Once upon a time there was a remarkable anime that turned thousands of crazy otaku into go players. Can the 12 episode Shion no Ou (しおんの王) do the same for shogi? Tune into Fuji TV, Saturdays at 26:15 JST to find out.
The original manga is a collaborative work between artist Andou Jirou and and writer Katori Masaru. The latter is actually a pen name used by former female professional shogi player Hayashiba Naoko, whose personal history is quite fascinating, particularly the part where she published a photobook with nudes in 1995. Moving on, the manga has been running since 2004, with a 6th volume out at the end of the month, and the anime is being produced by Studio DEEN. The director is Kawase Toshifumi, who most recently has been busying himself writing scripts for Higurashi no Naku Koro ni and CODE-E, but also directed shows like Tenjou Tenge and Dragon Drive. Series composition was handled by Yamada Takashi, who curiously seems to have worked on one of the very first anime I ever watched, Blue Noah (aka Thundersub), some 20 years ago. Since he just finished Lovely Complex, it’s an interesting choice for a thriller.
Shion no Ou tells the story of Yasuoka Shion, an 11-year-old girl gone mute after a traumatic event where an unknown man murdered her parents, yet left her alive some seven years ago. She was then adopted by a neighbouring family, where her new father was a professional shogi player. Finding solace in the game, her skills were cultivated to a frightening degree in this environment, and as the show begins Shion is nearing the end of a tournament held to qualify the winner as a professional female player. In the very final battle, she plays against the exceptionally strong Saitou Ayumi, whose motivation for becoming a female pro lies with an ill mother requiring urgent and expensive surgery. Overseeing the match is a wealthy young lady by the name of Nikaidou Saori, who seems to be very fond of our little heroine, but the authenticity of her affection is dubious. Yet Shion has a bigger threat – the mysterious blond man who stalks her and keeps an extensive photo collection. He bears a creepy resemblance with the man in her memories.

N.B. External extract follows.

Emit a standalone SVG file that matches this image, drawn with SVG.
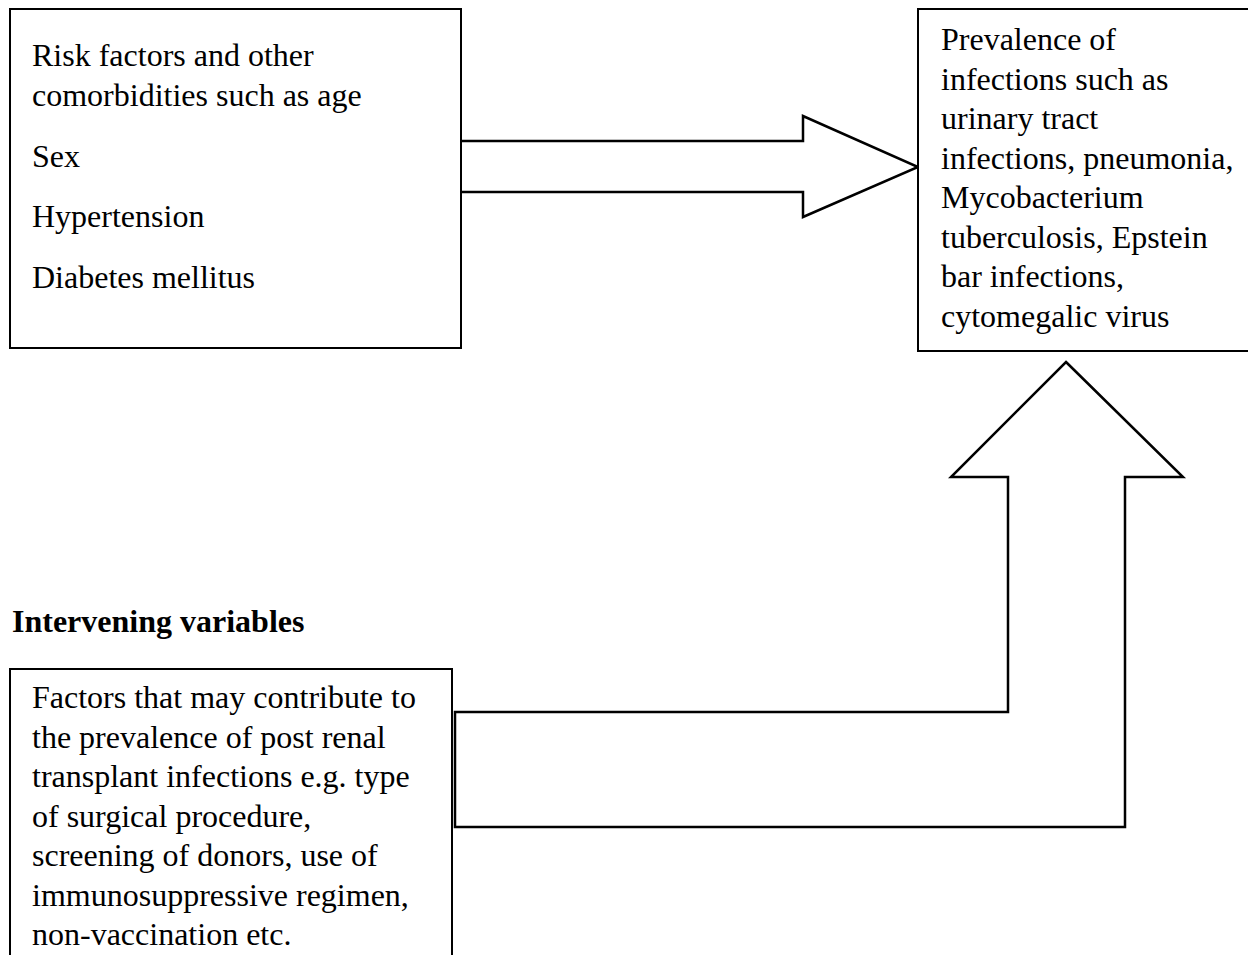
<svg xmlns="http://www.w3.org/2000/svg" width="1248" height="955" viewBox="0 0 1248 955">
<style>
.box{fill:#fff;stroke:#000;stroke-width:2}
.arr{fill:#fff;stroke:#000;stroke-width:2.5;stroke-linejoin:miter}
.t{font-family:"Liberation Serif","Times New Roman",serif;font-size:32px;fill:#000}
.b{font-weight:bold}
</style>
<rect width="1248" height="955" fill="#fff"/>
<g id="connectors">
<polygon class="arr" points="460,141 803,141 803,116 918,167 803,217 803,192 460,192"/>
<line x1="460" y1="140" x2="460" y2="193" stroke="#000" stroke-width="4"/>
<polygon class="arr" points="1066,362 1183,477 1125,477 1125,827 455,827 455,712 1008,712 1008,477 951,477"/>
</g>
<g id="node-risk">
<rect class="box" x="10" y="9" width="451" height="339"/>
<text class="t" x="32" y="66">Risk factors and other</text>
<text class="t" x="32" y="106">comorbidities such as age</text>
<text class="t" x="32" y="167">Sex</text>
<text class="t" x="32" y="227">Hypertension</text>
<text class="t" x="32" y="288">Diabetes mellitus</text>
</g>
<g id="node-prevalence">
<rect class="box" x="918" y="9" width="340" height="342"/>
<text class="t" x="941" y="50">Prevalence of</text>
<text class="t" x="941" y="90">infections such as</text>
<text class="t" x="941" y="129">urinary tract</text>
<text class="t" x="941" y="169">infections, pneumonia,</text>
<text class="t" x="941" y="208">Mycobacterium</text>
<text class="t" x="941" y="248">tuberculosis, Epstein</text>
<text class="t" x="941" y="287">bar infections,</text>
<text class="t" x="941" y="327">cytomegalic virus</text>
</g>
<g id="label-intervening">
<text class="t b" x="12" y="632">Intervening variables</text>
</g>
<g id="node-factors">
<rect class="box" x="10" y="669" width="442" height="300"/>
<text class="t" x="32" y="708">Factors that may contribute to</text>
<text class="t" x="32" y="748">the prevalence of post renal</text>
<text class="t" x="32" y="787">transplant infections e.g. type</text>
<text class="t" x="32" y="827">of surgical procedure,</text>
<text class="t" x="32" y="866">screening of donors, use of</text>
<text class="t" x="32" y="906">immunosuppressive regimen,</text>
<text class="t" x="32" y="945">non-vaccination etc.</text>
</g>
</svg>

Here’s another production with the Hi Vision logo stamped all over it, and it looks very pretty, despite the lolified character design that seems to have driven readers away after getting used to the manga visuals. As a newcomer, I have no complaints, apart from the choice to use gray rather than black outlines, which gives it a somewhat hazy look. The shogi board and pieces are computer rendered, and strongly remind me of Hikaru no Go and Akagi, but it works out well. Yamashita Kousuke is composing the music for both this and Dragonaut, and it’s pleasant fare that doesn’t steal attention. Solid performer Kawasumi Ayako (Mahoro in Mahoromatic) has an amusing job voicing Shion, because the girl doesn’t actually speak. Instead she gets to do inner monologues, which are seemingly few and far between. More lines were given the androgynously voiced Paku Romi (rock-Nana in Nana) as rival Ayumi, and relatively unknown Mizuno Risa (Suzunari-sensei in Twin Spica) as Saori. I was also amused to find Kouda Mariko (Nayuki in Kanon) as Shion’s mother.
This is not the new Hikaru no Go. There are certainly many familiar scenes, especially when they’re at the shogi institute commenting on moves made, but where Hikaru no Go was happily educational, Shion no Ou is darkly serious. It has blood and plotting and blouses ripped apart, and less attention seems to be given those of us who’ve never been in contact with shogi before. Don’t feel down, though, because instead of rehashing a successful concept, we get a fascinating new thriller with an unusual setting. Just make sure you read this Wikipedia entry first.
Reminds me of: Akagi, except with cute little girls.